Using the entries shown below, output the line containing "Rebuild this chart", the line containing "import * as", and every line between them, exactly. Pictures are omitted.

══ Data supplied ══

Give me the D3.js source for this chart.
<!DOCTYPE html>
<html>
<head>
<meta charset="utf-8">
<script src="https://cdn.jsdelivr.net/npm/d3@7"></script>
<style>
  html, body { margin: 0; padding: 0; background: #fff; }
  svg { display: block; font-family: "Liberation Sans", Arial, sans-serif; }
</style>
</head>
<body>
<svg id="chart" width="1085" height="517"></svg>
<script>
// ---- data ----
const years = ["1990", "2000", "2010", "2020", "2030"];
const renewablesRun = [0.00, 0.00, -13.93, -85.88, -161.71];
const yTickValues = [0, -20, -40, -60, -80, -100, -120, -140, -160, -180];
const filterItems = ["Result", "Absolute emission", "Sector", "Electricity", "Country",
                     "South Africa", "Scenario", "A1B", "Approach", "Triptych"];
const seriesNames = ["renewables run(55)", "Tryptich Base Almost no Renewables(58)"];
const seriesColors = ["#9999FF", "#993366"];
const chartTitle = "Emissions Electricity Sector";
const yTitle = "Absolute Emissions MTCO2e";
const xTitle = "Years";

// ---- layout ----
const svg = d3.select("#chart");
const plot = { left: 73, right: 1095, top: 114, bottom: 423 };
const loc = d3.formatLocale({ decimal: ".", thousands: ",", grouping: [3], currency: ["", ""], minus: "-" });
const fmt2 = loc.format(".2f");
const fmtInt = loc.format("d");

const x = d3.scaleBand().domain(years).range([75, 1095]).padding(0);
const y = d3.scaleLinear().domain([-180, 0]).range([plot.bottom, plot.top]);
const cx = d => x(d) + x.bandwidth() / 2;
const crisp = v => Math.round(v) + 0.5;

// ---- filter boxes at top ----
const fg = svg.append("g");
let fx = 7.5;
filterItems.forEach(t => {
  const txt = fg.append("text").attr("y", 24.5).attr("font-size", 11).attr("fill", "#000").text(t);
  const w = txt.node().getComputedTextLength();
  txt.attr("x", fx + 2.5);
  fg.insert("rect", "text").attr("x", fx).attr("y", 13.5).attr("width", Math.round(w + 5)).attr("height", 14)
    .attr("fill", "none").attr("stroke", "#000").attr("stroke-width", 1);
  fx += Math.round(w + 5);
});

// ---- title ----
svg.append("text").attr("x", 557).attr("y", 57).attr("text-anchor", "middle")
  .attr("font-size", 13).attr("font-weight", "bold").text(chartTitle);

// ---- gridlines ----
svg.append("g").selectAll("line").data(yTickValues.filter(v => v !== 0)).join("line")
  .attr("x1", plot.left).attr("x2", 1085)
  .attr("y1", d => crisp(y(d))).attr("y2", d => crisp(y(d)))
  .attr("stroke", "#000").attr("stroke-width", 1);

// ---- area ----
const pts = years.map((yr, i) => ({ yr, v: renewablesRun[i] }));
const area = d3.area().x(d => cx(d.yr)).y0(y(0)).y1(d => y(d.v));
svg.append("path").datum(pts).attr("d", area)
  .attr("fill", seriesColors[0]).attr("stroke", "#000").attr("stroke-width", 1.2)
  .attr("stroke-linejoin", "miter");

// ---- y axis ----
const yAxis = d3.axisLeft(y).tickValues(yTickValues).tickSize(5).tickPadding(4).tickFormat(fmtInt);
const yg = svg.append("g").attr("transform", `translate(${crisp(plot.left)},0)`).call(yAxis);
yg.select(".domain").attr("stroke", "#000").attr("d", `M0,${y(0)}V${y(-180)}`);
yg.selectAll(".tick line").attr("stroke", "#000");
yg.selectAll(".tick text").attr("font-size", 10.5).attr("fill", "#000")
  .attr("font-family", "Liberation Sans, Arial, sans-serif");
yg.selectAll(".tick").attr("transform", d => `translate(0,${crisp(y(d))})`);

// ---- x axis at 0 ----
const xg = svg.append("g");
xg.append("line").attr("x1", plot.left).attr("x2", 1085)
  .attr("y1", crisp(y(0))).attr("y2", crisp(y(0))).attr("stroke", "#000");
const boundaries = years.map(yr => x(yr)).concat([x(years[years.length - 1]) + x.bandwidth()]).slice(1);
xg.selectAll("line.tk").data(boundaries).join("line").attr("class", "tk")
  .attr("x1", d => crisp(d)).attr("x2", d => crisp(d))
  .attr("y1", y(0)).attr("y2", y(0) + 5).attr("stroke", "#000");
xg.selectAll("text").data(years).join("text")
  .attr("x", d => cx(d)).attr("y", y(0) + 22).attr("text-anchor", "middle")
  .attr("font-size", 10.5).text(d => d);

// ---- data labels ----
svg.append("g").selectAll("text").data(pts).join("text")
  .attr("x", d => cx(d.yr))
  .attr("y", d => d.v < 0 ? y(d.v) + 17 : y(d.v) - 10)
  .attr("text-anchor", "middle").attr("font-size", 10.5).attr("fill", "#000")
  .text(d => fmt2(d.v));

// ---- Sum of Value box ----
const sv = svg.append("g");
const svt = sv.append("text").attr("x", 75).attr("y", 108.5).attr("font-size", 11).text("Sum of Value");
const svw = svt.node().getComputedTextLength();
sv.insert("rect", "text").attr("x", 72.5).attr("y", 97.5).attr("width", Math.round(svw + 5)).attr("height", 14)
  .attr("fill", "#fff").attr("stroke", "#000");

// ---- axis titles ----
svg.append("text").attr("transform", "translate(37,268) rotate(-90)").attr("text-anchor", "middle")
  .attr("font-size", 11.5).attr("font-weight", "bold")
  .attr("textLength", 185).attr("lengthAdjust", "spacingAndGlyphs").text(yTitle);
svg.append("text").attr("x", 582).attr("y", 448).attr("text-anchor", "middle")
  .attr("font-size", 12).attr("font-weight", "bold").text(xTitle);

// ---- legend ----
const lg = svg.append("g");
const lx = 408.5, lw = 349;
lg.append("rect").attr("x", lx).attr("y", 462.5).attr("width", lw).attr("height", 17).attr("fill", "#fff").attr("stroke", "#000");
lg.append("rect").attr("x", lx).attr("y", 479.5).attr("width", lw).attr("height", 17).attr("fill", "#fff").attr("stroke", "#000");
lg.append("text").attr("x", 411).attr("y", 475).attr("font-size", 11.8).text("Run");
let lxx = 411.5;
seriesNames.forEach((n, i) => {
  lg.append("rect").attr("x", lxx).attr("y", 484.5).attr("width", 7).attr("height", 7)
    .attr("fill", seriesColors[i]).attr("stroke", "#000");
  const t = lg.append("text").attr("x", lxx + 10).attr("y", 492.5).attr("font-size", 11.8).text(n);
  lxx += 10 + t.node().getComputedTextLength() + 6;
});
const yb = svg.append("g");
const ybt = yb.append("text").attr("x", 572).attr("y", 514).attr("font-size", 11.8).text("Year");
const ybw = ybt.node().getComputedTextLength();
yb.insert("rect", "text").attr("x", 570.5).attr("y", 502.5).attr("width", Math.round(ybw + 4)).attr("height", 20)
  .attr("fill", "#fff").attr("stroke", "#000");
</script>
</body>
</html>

═══
══ Data supplied ══

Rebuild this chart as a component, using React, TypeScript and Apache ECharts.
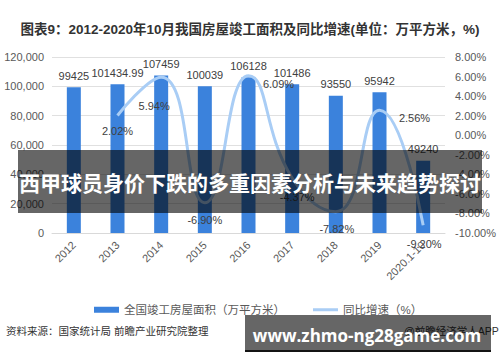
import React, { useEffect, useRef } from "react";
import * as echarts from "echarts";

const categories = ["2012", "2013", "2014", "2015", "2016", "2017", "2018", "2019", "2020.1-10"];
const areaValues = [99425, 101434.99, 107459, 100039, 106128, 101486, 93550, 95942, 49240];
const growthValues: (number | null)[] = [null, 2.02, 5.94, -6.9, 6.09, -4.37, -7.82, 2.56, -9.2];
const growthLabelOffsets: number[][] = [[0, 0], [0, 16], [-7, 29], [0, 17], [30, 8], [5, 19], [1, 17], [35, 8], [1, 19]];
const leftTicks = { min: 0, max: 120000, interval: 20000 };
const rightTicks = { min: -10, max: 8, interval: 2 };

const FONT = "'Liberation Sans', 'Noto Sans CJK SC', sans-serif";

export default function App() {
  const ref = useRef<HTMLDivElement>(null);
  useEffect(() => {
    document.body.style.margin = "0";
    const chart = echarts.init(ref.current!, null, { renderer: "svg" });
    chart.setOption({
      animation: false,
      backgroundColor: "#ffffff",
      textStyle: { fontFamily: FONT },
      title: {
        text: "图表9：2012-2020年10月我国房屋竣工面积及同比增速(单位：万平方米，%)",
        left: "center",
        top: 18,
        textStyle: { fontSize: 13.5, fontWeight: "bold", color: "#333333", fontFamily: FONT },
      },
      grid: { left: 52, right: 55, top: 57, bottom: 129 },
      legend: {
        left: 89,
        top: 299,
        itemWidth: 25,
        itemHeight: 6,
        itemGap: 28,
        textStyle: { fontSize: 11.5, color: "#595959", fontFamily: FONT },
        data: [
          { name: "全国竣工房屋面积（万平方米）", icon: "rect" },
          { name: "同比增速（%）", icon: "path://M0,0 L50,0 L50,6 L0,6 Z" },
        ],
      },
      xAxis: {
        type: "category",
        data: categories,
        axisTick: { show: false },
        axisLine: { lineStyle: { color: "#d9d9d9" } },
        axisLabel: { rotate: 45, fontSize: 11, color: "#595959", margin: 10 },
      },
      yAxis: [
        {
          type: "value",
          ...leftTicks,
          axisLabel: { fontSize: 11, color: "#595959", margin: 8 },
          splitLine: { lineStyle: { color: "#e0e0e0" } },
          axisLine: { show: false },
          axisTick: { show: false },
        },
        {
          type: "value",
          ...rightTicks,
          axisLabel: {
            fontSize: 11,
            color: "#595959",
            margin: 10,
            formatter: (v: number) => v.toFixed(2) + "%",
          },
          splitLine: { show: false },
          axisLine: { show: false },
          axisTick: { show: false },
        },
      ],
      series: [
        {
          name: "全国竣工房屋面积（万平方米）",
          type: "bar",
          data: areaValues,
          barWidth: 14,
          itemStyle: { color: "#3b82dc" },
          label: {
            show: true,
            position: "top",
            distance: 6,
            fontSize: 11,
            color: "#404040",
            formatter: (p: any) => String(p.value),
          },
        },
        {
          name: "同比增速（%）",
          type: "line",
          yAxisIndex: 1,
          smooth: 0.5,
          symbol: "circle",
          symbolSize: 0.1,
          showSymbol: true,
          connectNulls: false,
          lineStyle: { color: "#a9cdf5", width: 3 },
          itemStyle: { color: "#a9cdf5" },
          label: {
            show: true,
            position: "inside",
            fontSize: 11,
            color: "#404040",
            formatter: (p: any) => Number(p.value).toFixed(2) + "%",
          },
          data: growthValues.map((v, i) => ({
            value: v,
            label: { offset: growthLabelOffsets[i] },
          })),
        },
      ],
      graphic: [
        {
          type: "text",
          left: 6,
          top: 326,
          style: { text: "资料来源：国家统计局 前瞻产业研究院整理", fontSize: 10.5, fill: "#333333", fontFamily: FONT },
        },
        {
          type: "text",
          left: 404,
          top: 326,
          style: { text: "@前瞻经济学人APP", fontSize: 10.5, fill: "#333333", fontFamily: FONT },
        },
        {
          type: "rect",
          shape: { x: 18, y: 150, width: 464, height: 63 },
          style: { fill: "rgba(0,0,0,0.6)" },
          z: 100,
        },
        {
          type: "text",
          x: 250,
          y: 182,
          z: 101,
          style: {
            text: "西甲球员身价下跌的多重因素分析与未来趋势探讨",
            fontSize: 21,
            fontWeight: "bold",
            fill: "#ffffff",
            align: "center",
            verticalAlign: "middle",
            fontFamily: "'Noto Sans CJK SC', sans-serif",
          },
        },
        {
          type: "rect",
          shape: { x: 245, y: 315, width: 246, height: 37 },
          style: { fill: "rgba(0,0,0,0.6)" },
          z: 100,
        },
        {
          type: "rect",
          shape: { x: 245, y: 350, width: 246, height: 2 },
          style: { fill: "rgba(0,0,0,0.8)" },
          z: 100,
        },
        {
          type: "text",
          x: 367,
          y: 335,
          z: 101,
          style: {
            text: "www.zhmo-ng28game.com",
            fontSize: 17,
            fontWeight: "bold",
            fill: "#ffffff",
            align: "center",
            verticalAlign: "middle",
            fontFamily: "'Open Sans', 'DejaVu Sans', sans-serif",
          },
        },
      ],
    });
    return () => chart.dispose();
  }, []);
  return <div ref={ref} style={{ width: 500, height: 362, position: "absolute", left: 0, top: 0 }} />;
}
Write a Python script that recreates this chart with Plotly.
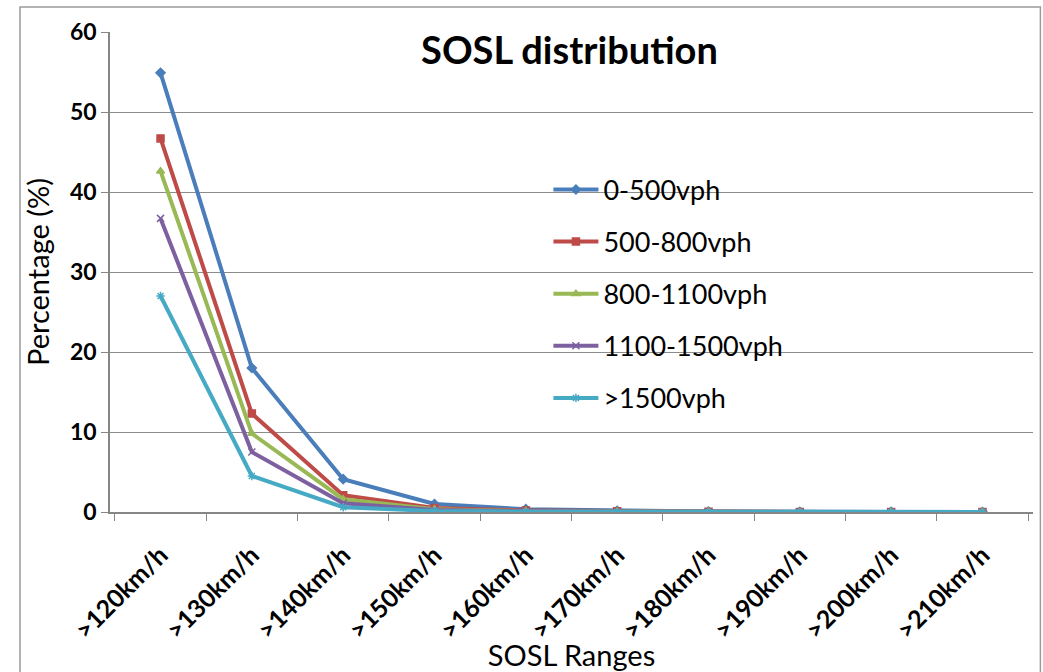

═══

* **Solution below**:
Rebuild this chart as a component, using React, TypeScript and Apache ECharts.
import React, { useEffect, useRef } from "react";
import * as echarts from "echarts";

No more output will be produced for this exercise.